Boy oh boy does this one tick the boxes that elicit pavlovian salivation. Endemic to only a few counties in Utah this extremely rare columbine grows in moist rocky crevices in its native habitat, often found hanging like a miniature sun from sheer rock faces, a performance it carries on with aplomb here in our crevice garden. Red and orange starship flowers sure to bring a grin to even the most seasoned plant veterans.
This is one of those plants worth the greenhouse space if you can't grow it outside, which we can't. An evergreen vine from Chile where it is the national flower and once you see this bloom, it will likely be your personal national flower as well. Big waxy pendant flowers of typically a rose red, but can be white to pink to dark red. These are seedlings from our friend Ilse who has some of these other colors as well. While these are seed from her rose red plant, there may have been some interesting co-mingling going on with the greenhouse doors open at night and the hawk moths out and about, but pretty sure these will be rose red.

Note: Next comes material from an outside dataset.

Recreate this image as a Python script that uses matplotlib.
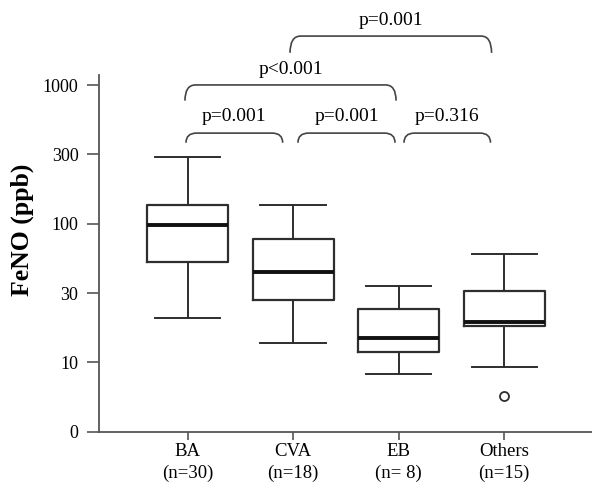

These normally flower in late summer and fall, and we were entranced by beautiful specimens in bloom when we visited the west of Scotland in the fall of 2013. A memorable moment was getting asked to leave the Chilean Terrace at the Royal Botanic Garden Edinburgh where this was flowering beautifully against a wall. We have no idea how they found us at closing time as we were one with the Lapageria and our pleas "But the Lapageria is in flower" were met with polite firmness and an aura of "If I just had a few bob for every time I've heard that". Small plants but strong and well rooted.
Seedlings from our Cardiocrinum giganteum var. yunnanense 'Big & Pink' which is one of two pink Cardiocrinums known to exist. We have the other one as well. These are hand-pollinated seedlings of this amazing and extremely rare plant and we expect them to be pink as well. They are probably a few years from flowering. One nursery person we know of was quite incensed that we would be selling these as pink saying "How do you know that they won't be white?" to which we replied "We don't but we don't know that they won't be red either." It is the first color break in the genus and there is no precedent to make assumptions other than best guesses and this is our best guess. We had two bulbs flower from this crop this summer and they were pretty darned pink. One came very close to the parent and the other was a notch behind but still way better than anything else out there so we are greatly encouraged. We can't wait seven years for these to flower to see what degree of pink - or not - they will be because the main bulb dies and we start over with offsets and seed. These do produce offsets so even though the bulb dies after blooming, you end up with more bulbs than you started with. This is a plant of temperate climates in China and the Himalayas and likes a lightly shaded, cool and moist situation. These are not planted deep like typical lilies but shallow and will often have their noses above ground as they get mature. We mulch these in winter with a blanket of dairy manure as they are a bit piggy. Oh, and that nursery person who was concerned about our ethics? She ordered one. Plant so the tip of the bulb is exposed and mulch well to keep winter freeze away from the bulb.